#### Data for the task

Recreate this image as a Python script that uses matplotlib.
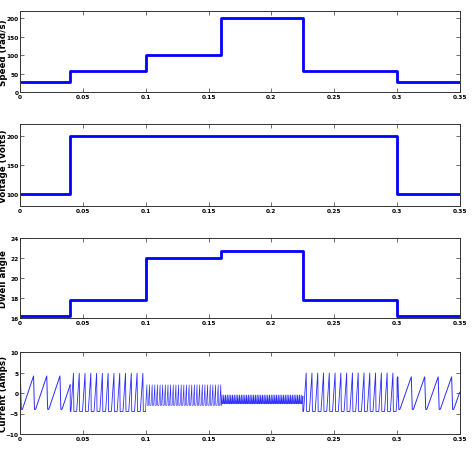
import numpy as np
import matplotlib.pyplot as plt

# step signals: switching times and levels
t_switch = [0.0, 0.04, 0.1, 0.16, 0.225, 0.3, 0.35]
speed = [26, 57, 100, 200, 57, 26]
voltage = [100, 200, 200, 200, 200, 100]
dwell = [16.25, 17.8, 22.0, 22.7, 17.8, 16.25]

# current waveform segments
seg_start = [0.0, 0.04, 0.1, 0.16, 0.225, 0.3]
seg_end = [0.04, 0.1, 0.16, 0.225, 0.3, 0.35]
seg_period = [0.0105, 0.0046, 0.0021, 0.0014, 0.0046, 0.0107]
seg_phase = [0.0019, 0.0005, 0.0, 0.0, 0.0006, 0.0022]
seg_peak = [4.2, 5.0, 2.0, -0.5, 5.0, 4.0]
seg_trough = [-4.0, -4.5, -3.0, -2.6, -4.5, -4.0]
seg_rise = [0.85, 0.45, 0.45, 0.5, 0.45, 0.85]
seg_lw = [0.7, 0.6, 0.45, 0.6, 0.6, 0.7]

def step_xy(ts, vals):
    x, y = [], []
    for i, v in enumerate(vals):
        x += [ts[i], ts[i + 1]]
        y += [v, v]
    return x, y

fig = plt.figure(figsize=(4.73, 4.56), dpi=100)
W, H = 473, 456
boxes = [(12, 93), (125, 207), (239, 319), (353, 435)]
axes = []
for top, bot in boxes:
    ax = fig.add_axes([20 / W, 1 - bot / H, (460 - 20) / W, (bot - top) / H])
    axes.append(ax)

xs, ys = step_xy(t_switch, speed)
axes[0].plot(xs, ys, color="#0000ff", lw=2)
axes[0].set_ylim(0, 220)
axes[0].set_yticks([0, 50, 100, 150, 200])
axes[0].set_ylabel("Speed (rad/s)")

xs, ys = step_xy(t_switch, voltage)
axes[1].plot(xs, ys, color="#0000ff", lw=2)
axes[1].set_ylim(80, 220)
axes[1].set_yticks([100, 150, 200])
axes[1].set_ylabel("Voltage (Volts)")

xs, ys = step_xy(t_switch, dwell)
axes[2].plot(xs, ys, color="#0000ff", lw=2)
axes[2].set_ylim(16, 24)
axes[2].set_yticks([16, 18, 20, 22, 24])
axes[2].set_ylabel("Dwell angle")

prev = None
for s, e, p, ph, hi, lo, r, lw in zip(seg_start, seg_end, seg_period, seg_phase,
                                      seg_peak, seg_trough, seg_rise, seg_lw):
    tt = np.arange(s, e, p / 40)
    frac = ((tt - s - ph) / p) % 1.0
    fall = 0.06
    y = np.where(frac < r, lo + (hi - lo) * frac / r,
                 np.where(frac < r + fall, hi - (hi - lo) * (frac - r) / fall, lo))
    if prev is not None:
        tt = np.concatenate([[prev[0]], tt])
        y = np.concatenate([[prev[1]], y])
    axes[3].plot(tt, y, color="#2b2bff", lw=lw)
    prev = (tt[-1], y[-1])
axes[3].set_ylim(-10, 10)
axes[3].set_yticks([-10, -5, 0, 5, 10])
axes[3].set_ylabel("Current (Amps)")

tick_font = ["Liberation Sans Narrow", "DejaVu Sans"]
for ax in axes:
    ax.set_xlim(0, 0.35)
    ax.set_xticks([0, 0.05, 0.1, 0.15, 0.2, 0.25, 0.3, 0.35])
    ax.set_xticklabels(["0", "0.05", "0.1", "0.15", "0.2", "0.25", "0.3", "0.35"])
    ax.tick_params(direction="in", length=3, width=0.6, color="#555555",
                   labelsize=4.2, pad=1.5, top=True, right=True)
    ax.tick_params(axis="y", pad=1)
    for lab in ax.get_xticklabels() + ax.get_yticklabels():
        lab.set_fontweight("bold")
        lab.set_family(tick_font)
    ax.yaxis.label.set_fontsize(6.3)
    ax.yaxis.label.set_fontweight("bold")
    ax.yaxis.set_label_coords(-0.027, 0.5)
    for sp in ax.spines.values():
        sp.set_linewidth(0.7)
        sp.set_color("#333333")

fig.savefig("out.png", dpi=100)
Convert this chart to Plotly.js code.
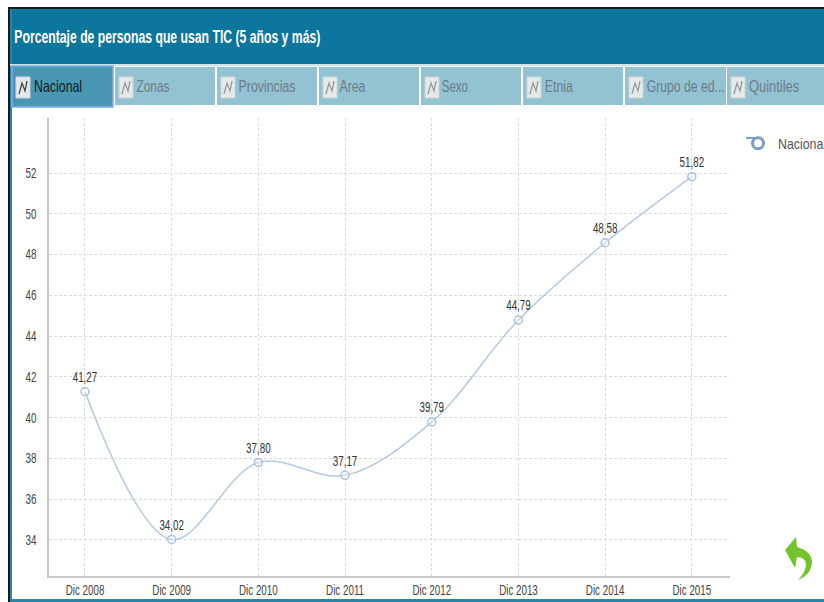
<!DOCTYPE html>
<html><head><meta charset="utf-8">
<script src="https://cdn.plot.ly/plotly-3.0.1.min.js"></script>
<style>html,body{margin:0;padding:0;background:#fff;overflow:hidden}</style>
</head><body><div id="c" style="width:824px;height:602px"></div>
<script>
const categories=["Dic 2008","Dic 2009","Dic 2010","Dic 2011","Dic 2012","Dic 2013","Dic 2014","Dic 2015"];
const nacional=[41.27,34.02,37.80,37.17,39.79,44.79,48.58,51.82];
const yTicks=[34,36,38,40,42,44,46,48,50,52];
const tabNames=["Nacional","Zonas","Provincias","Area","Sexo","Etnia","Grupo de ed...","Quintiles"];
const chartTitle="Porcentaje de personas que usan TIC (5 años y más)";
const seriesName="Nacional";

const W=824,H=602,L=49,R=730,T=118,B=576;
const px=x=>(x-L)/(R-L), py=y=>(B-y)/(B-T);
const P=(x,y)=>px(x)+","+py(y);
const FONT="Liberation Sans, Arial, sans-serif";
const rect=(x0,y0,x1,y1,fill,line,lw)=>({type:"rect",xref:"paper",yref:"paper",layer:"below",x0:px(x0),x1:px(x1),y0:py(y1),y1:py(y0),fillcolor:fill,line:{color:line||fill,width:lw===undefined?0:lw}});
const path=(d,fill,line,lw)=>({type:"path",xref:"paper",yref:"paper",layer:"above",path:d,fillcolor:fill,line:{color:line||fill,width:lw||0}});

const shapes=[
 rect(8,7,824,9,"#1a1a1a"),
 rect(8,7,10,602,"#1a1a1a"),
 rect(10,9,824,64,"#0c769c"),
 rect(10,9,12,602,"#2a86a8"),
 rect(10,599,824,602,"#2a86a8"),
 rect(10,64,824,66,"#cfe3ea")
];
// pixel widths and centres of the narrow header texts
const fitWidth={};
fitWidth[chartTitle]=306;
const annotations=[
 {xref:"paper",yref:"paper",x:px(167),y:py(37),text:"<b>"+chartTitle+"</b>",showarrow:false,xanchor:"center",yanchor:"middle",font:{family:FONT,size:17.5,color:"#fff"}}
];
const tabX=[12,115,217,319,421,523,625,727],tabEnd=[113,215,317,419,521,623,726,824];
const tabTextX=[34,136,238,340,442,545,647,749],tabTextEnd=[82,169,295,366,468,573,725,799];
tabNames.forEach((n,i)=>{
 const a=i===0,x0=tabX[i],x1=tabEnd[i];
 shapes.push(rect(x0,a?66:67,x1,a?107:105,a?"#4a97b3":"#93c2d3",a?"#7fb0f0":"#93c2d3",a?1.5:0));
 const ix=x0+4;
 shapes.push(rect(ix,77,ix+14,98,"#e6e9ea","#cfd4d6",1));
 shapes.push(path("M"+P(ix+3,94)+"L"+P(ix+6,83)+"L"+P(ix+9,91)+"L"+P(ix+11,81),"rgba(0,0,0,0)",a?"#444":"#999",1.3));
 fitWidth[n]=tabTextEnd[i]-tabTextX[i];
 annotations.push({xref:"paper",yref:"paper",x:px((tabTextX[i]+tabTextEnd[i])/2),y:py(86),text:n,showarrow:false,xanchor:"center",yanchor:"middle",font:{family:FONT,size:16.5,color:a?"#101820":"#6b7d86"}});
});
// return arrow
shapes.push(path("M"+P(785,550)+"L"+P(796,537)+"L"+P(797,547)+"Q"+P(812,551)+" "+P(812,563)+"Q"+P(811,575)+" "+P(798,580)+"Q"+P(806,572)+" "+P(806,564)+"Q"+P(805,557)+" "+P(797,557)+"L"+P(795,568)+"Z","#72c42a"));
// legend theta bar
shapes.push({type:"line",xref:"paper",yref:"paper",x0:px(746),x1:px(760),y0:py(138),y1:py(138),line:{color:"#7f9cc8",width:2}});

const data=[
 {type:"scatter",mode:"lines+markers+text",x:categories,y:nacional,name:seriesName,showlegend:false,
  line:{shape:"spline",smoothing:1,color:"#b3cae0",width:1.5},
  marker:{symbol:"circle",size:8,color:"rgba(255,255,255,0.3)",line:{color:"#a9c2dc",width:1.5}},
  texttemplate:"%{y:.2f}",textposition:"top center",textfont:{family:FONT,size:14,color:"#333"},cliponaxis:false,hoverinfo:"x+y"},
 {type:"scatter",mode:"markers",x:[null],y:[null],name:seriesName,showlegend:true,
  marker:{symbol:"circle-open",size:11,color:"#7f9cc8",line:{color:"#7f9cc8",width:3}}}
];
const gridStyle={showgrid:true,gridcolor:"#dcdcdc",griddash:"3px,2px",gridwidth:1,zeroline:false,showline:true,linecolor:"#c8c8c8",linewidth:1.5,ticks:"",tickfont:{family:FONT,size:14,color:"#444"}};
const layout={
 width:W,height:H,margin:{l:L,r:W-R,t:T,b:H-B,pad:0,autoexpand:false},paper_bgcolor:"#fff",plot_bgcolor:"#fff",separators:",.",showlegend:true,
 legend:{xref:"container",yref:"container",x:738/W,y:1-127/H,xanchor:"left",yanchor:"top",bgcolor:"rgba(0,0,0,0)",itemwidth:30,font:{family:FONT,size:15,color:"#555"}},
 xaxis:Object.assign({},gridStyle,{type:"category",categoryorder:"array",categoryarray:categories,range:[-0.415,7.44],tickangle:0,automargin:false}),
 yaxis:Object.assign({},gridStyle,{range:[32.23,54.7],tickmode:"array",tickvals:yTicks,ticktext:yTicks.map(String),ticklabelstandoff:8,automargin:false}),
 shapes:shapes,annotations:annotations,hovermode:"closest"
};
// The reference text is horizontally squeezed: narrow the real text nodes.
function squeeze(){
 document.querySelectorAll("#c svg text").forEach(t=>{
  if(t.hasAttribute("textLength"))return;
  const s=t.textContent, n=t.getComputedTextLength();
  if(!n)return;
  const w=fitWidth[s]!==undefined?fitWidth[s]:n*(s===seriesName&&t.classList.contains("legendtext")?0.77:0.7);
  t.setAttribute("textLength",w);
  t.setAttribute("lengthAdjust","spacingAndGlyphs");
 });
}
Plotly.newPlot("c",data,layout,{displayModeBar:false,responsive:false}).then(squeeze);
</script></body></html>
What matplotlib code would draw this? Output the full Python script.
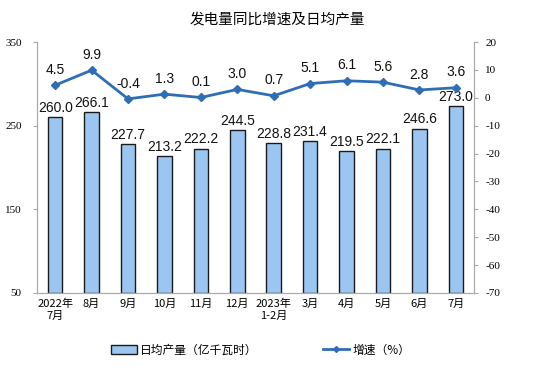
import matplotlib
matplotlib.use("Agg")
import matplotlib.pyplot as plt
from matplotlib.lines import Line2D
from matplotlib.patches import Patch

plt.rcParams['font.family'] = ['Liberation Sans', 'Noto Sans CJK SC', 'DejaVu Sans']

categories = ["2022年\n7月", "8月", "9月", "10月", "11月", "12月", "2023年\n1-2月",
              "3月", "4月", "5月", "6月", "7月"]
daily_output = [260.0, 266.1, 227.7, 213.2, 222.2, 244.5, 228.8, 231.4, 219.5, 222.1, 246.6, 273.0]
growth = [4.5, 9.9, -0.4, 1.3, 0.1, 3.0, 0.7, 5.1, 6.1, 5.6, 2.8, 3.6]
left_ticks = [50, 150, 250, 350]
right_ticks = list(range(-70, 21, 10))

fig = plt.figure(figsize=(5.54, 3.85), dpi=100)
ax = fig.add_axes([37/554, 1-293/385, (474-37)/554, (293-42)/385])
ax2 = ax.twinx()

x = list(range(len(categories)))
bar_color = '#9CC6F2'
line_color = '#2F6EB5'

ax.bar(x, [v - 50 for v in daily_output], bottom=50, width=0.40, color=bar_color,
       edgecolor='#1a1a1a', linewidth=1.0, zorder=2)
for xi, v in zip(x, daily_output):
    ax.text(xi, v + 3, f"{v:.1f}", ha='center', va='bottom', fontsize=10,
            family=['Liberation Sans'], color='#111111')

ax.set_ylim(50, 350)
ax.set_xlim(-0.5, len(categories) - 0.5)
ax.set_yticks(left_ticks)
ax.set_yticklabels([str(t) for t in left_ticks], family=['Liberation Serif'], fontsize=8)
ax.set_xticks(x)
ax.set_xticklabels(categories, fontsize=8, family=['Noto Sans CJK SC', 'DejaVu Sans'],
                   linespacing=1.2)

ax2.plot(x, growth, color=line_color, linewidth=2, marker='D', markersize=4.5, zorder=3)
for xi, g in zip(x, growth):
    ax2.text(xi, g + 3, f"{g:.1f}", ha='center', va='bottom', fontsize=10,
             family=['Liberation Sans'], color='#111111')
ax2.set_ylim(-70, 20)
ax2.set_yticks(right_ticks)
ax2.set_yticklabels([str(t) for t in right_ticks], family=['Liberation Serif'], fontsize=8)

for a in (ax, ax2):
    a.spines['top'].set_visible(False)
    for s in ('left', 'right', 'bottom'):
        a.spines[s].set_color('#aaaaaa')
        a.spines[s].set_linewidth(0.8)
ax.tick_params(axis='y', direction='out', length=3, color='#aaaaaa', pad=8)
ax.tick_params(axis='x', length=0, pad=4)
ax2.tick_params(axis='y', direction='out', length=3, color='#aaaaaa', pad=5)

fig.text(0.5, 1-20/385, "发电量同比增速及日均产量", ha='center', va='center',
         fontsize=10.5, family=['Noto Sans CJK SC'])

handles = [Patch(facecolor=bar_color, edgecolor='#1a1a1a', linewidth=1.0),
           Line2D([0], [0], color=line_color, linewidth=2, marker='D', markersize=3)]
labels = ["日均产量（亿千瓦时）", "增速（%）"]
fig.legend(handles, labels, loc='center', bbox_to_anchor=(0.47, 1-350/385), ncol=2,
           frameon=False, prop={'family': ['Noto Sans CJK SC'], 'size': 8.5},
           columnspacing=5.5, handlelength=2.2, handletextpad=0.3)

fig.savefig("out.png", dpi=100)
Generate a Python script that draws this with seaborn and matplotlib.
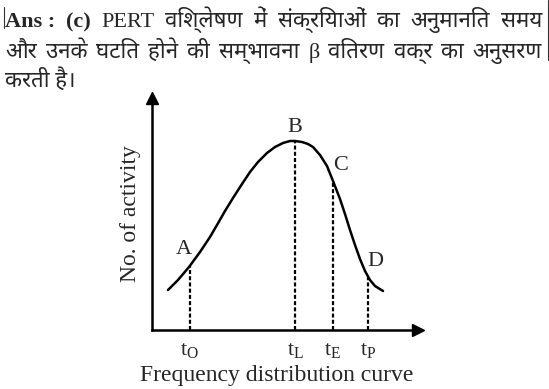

########

-- Exercise objective --
Your answer should be a single number: the count of lines containing the word "matplotlib".

-- Task output --
9